[Items from a dataset]
--- Start ---

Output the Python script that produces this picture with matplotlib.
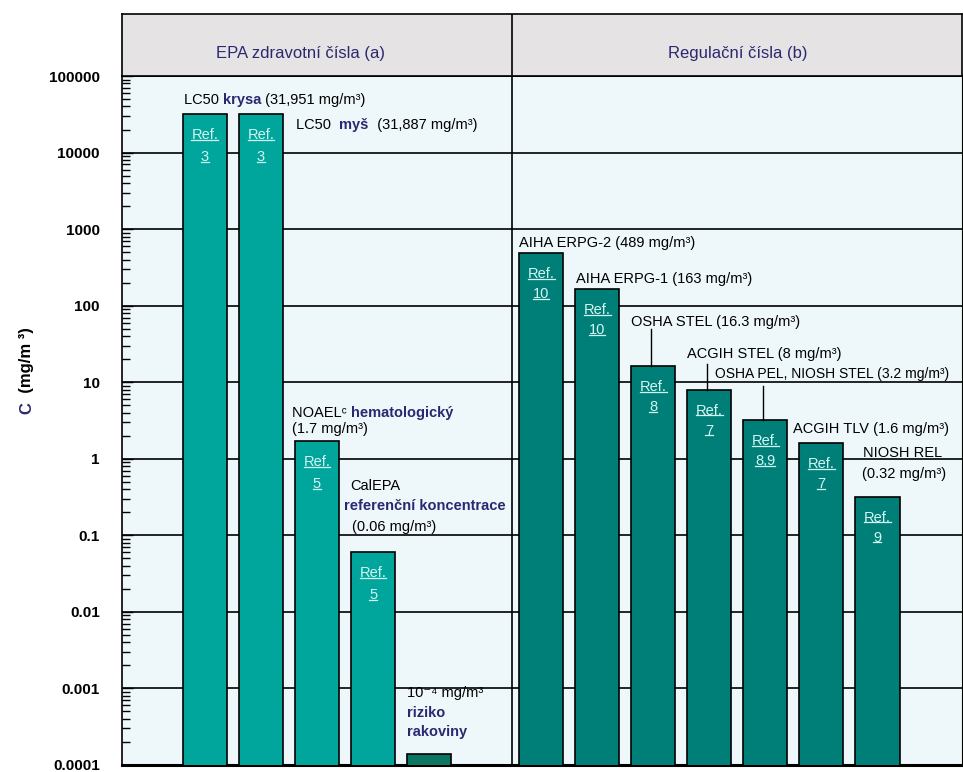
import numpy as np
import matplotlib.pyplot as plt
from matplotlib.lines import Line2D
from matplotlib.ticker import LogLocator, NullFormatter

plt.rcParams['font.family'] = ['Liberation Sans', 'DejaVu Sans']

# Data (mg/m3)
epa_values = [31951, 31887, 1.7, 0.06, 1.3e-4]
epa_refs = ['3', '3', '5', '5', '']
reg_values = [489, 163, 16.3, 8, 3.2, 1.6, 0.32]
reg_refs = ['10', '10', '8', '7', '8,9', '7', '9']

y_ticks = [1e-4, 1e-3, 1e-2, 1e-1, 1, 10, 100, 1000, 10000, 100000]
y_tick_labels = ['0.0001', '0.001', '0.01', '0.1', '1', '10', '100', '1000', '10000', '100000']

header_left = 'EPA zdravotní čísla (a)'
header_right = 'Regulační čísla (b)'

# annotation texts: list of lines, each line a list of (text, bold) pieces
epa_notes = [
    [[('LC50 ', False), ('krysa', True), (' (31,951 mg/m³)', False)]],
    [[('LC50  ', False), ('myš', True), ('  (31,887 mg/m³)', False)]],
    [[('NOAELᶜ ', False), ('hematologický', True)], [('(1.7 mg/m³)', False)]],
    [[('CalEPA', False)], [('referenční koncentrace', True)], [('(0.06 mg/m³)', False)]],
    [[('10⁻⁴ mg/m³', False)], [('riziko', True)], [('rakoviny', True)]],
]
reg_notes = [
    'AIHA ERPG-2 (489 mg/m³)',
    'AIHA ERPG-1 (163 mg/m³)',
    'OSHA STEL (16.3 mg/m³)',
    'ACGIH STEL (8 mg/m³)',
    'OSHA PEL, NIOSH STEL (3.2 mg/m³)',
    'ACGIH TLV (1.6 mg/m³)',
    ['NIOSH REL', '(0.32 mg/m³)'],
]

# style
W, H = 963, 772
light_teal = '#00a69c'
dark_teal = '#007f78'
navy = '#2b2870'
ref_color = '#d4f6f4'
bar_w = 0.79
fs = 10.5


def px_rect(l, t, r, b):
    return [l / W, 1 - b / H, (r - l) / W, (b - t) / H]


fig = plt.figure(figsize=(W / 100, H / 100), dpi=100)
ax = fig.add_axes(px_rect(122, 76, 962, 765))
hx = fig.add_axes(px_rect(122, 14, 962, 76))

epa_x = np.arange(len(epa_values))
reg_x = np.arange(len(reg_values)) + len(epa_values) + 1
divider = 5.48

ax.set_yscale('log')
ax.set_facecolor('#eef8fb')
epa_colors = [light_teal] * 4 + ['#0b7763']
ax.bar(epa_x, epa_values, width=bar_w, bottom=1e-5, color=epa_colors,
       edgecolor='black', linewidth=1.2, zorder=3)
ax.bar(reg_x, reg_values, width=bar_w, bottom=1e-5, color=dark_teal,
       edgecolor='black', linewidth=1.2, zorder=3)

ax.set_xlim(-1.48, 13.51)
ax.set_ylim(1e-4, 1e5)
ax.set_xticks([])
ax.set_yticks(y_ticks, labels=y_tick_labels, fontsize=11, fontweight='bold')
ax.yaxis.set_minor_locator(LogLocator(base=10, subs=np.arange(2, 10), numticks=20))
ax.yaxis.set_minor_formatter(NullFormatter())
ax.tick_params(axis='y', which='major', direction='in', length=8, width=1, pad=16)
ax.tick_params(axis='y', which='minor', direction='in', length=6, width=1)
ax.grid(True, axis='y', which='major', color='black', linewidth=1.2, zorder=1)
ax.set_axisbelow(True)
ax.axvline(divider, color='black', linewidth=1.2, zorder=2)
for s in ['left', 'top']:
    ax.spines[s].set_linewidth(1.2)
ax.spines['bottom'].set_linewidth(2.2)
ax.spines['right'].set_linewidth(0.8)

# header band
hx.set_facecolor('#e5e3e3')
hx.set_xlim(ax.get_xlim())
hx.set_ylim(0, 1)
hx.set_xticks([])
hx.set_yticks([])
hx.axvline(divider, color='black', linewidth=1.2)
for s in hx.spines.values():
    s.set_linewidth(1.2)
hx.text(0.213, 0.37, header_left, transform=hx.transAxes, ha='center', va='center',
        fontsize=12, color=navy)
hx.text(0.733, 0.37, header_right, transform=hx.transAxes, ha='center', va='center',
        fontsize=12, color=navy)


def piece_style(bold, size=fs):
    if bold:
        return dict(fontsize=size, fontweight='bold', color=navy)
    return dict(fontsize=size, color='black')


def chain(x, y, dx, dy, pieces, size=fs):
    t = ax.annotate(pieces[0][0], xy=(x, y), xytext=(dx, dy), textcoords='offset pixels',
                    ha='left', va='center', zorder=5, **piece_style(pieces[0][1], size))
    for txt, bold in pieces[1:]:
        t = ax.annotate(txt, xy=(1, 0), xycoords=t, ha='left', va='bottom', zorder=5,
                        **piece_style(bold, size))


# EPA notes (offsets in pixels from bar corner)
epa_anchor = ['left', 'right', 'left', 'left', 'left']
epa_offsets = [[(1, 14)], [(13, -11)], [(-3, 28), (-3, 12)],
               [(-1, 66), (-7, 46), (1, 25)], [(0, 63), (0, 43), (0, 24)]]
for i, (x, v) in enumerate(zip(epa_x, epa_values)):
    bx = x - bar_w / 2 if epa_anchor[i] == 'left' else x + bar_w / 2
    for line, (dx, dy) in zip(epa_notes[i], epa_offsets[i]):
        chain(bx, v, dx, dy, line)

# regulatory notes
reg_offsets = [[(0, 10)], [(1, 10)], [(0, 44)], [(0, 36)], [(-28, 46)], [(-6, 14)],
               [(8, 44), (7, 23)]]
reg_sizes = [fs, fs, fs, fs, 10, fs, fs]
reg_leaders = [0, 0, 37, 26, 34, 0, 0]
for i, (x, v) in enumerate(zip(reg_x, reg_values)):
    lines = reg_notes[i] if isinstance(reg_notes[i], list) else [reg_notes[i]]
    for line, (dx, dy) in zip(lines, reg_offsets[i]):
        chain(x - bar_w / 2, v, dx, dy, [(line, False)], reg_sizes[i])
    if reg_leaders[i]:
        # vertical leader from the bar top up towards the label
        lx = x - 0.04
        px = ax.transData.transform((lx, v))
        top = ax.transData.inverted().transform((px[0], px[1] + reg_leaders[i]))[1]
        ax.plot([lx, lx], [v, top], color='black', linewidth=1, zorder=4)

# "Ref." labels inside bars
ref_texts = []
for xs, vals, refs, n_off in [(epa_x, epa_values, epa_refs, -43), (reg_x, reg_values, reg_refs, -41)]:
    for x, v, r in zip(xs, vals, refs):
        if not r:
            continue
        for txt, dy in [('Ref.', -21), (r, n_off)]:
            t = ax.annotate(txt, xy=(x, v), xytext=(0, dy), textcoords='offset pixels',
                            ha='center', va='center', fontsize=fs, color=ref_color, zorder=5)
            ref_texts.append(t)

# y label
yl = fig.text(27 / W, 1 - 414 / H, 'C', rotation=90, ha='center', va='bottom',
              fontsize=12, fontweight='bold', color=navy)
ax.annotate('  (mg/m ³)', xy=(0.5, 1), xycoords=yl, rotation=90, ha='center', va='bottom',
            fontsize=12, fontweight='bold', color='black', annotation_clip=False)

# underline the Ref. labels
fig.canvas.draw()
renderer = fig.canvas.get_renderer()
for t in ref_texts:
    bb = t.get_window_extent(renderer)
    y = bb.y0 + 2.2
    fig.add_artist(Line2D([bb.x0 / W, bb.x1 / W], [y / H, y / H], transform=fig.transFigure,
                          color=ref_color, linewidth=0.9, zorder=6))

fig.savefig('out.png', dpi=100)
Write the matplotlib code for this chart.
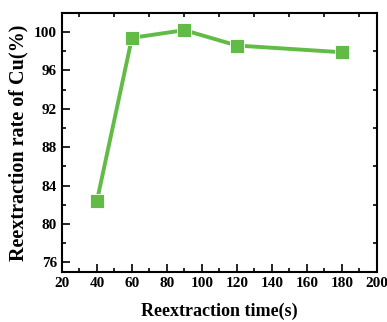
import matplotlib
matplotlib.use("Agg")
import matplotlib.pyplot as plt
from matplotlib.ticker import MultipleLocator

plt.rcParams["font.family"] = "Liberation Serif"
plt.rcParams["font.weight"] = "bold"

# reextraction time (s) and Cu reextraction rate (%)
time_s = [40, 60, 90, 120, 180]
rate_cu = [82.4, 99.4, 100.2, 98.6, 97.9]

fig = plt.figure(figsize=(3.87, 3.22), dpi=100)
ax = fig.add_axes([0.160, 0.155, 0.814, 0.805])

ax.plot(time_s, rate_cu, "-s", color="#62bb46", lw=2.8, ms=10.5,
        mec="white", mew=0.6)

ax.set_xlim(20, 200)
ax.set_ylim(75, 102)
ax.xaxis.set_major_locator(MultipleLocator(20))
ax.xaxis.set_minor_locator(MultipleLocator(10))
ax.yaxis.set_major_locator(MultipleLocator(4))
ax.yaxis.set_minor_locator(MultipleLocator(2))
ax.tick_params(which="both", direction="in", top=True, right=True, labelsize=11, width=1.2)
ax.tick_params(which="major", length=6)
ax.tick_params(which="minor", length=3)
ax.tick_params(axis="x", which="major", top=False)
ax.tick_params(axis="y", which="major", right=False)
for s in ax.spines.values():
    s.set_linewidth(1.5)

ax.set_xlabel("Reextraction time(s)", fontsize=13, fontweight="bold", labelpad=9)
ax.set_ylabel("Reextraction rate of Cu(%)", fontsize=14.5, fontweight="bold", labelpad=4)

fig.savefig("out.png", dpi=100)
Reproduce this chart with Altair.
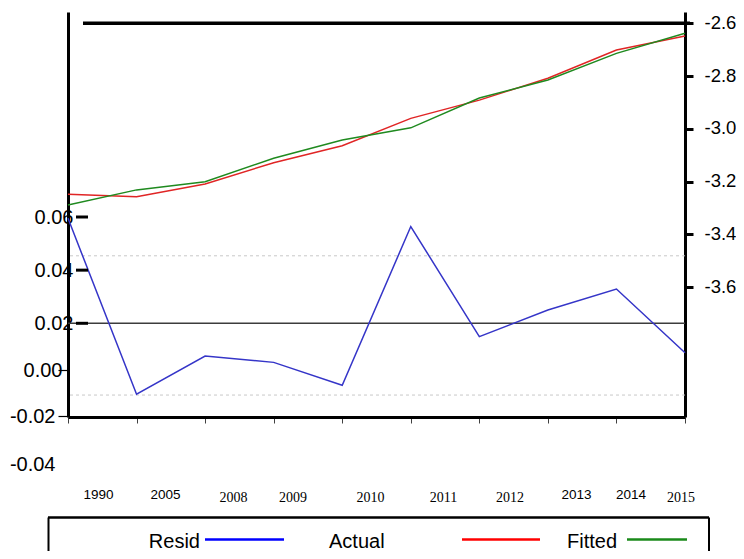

--- End ---

Repeat the lines of the listing above verbatim, beginning at its first line and ending at the line containing "plt.rcParams['font.family'] = ['Liberation", which is included. Omit pictures.

→ **Solution for this problem**:
Output the Python script that produces this picture with matplotlib.
import numpy as np
import matplotlib.pyplot as plt
from matplotlib.lines import Line2D
from matplotlib.ticker import LogLocator, NullFormatter

plt.rcParams['font.family'] = ['Liberation Sans', 'DejaVu Sans']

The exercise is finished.